Pruning small blueberry bushes, which are normally one year old, we must make sure to remove all the flower buds to favor that all the energy of the blueberry plant is focused on the growth of the root system and the development of new vigorous shoots that can produce quality fruit in the next seasons.
To do this we must prune the blueberry plant hard by cutting the vigorous branches about 4″- 6″ (10-15 cm) from the base of the stem and remove the rest of the weak branches.
For blueberry plants in the large format, we can already produce fruit immediately, but we must seek a balance between the aerial part and the root system.
To do this we are going to do a lighter pruning by removing all the flower buds from the weak branches close to the ground, leaving only the flower buds that are located on the most vigorous branches. In this way, we will achieve a good balance and the plant will be able to produce quality blueberries without affecting its growth.
How to Prune Blueberry Bushes
Next, we are going to show you how to prune an adult blueberry plant. To do this we are going to perform what is known as “renewal pruning”. As we said at the beginning, we must remove some of the oldest branches, in this way we will favor the emission of new vigorous shoots in which we will produce fruit in the coming years.
The easiest way to identify the branches to be cut is by color, these have gray tones, while the younger ones have reddish or green tones depending on the variety.
We will cut the oldest branches of the blueberry plant at a height from the ground of about 15″- 20″ (40-50 cm) because below that height we are not interested in producing fruit. Sometimes these old branches already have a new vigorous shoot, so instead of cutting at 20″ (50 cm), we will cut just above the new shoot to take advantage of it. It is in these cuts that the new shoots will be emitted.
At the same time, to favor the emission of these new shoots we must have the inside of the bush’s crown clean and clear of branches so that sunlight can enter. When the inside of the crown is not well aerated, the new shoots are weak and not vigorous and will not produce quality fruit.
Once all the old branches have been cut, we will continue with a more thorough pruning; first, we will remove all the twigs from the blueberry plant that is close to the ground, below 20″ (50 cm), since fruit close to the ground is of poorer quality.
Next, we continue with the pruning in the medium-high zone of the blueberry plant, eliminating all the dry or old twigs, where there are practically no flower buds.

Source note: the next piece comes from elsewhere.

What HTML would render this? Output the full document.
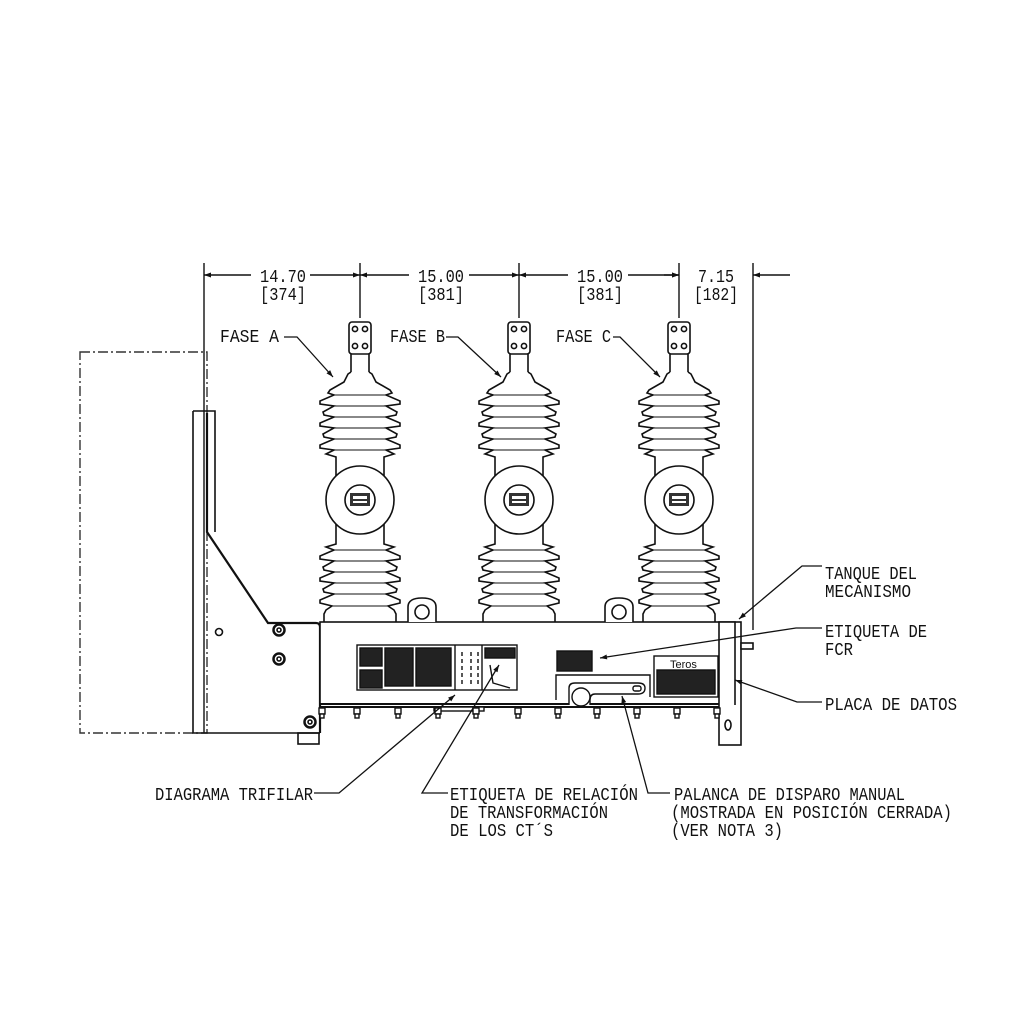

As before, to remove these twigs we can be guided by the color, these will have a grayish color while the younger ones will be reddish.
At the end of these young twigs, we can observe the flower buds, it is in these where we will produce quality fruit. Once the pruning is correctly completed, we can observe that the predominant tone of the medium-high part of the blueberry plant is reddish, which indicates that most of the twigs are young.